* Exercise *
Repeat the material below exactly, with no pictures.

>> start Supplied material

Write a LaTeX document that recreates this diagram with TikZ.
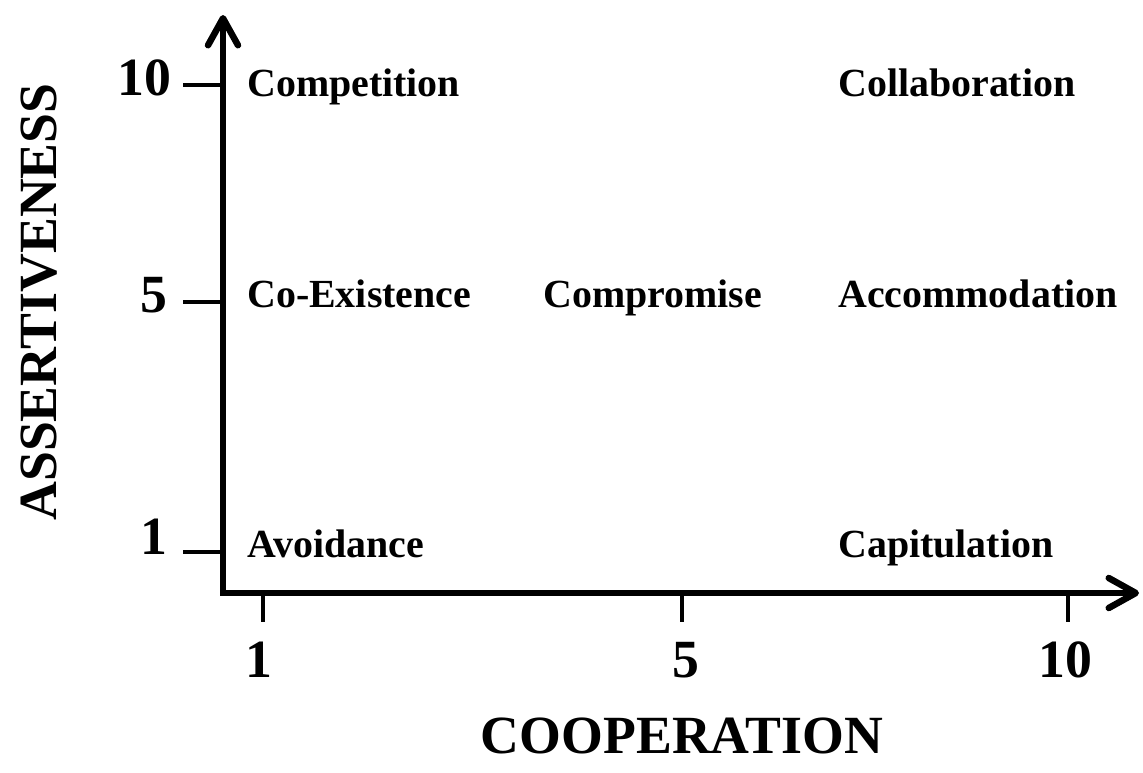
\documentclass[tikz,border=0pt]{standalone}
\usepackage{fontspec}
\usepackage{tikz}
\usetikzlibrary{arrows.meta}
\setmainfont{Liberation Serif}
\tikzset{
  tkaxis/.style={line width=3.7pt, line join=miter, {Straight Barb[length=5.4mm, width=6mm, round]}-{Straight Barb[length=5.4mm, width=6mm, round]}},
  tktick/.style={line width=2.5pt},
  tkquad/.style={anchor=base west, inner sep=0pt, font=\bfseries\fontsize{22.7}{26}\selectfont},
  tknum/.style={inner sep=0pt, font=\bfseries\fontsize{30.6}{34}\selectfont},
  tktitle/.style={anchor=base, inner sep=0pt, font=\bfseries\fontsize{30.6}{34}\selectfont}
}

\begin{document}
\begin{tikzpicture}[x=.02cm, y=-.02cm]
  \useasboundingbox[fill=white] (0,0) rectangle (1143,772);
  \coordinate (orig) at (223,593);
  \coordinate (ytop) at (223,15);
  \coordinate (xend) at (1139,593);
  \draw[tkaxis] (ytop) -- (orig) -- (xend);
  % ticks on the assertiveness axis
  \foreach \v/\py/\ly/\lx in {10/85/95/172,5/302/312/168,1/552/554/168} {
    \coordinate (yt\v) at (223,\py);
    \node[tknum, anchor=base east] (ylab\v) at (\lx,\ly) {\v};
    \draw[tktick] (yt\v) -- ++(-40,0);
  }
  % ticks on the cooperation axis
  \foreach \v/\px/\lx in {1/263/259,5/682/686,10/1068/1065} {
    \coordinate (xt\v) at (\px,593);
    \node[tknum, anchor=base] (xlab\v) at (\lx,677) {\v};
    \draw[tktick] (xt\v) -- ++(0,29);
  }
  \node[tktitle, rotate=90] (assert) at (56,302) {ASSERTIVENESS};
  \node[tktitle] (coop) at (682,753) {COOPERATION};
  \node[tkquad] (competition) at (247,96) {Competition};
  \node[tkquad] (collab) at (838,96) {Collaboration};
  \node[tkquad] (coexist) at (247,307) {Co-Existence};
  \node[tkquad] (compromise) at (543,307) {Compromise};
  \node[tkquad] (accommod) at (838,307) {Accommodation};
  \node[tkquad] (avoid) at (247,557) {Avoidance};
  \node[tkquad] (capit) at (838,557) {Capitulation};
\end{tikzpicture}
\end{document}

>> end Supplied material

* Answer below *
Write a LaTeX document that recreates this diagram with TikZ.
\documentclass[tikz,border=0pt]{standalone}
\usepackage{fontspec}
\usepackage{tikz}
\usetikzlibrary{arrows.meta}
\setmainfont{Liberation Serif}
\tikzset{
  tkaxis/.style={line width=3.7pt, line join=miter, {Straight Barb[length=5.4mm, width=6mm, round]}-{Straight Barb[length=5.4mm, width=6mm, round]}},
  tktick/.style={line width=2.5pt},
  tkquad/.style={anchor=base west, inner sep=0pt, font=\bfseries\fontsize{22.7}{26}\selectfont},
  tknum/.style={inner sep=0pt, font=\bfseries\fontsize{30.6}{34}\selectfont},
  tktitle/.style={anchor=base, inner sep=0pt, font=\bfseries\fontsize{30.6}{34}\selectfont}
}

\begin{document}
\begin{tikzpicture}[x=.02cm, y=-.02cm]
  \useasboundingbox[fill=white] (0,0) rectangle (1143,772);
  \coordinate (orig) at (223,593);
  \coordinate (ytop) at (223,15);
  \coordinate (xend) at (1139,593);
  \draw[tkaxis] (ytop) -- (orig) -- (xend);
  % ticks on the assertiveness axis
  \foreach \v/\py/\ly/\lx in {10/85/95/172,5/302/312/168,1/552/554/168} {
    \coordinate (yt\v) at (223,\py);
    \node[tknum, anchor=base east] (ylab\v) at (\lx,\ly) {\v};
    \draw[tktick] (yt\v) -- ++(-40,0);
  }
  % ticks on the cooperation axis
  \foreach \v/\px/\lx in {1/263/259,5/682/686,10/1068/1065} {
    \coordinate (xt\v) at (\px,593);
    \node[tknum, anchor=base] (xlab\v) at (\lx,677) {\v};
    \draw[tktick] (xt\v) -- ++(0,29);
  }
  \node[tktitle, rotate=90] (assert) at (56,302) {ASSERTIVENESS};
  \node[tktitle] (coop) at (682,753) {COOPERATION};
  \node[tkquad] (competition) at (247,96) {Competition};
  \node[tkquad] (collab) at (838,96) {Collaboration};
  \node[tkquad] (coexist) at (247,307) {Co-Existence};
  \node[tkquad] (compromise) at (543,307) {Compromise};
  \node[tkquad] (accommod) at (838,307) {Accommodation};
  \node[tkquad] (avoid) at (247,557) {Avoidance};
  \node[tkquad] (capit) at (838,557) {Capitulation};
\end{tikzpicture}
\end{document}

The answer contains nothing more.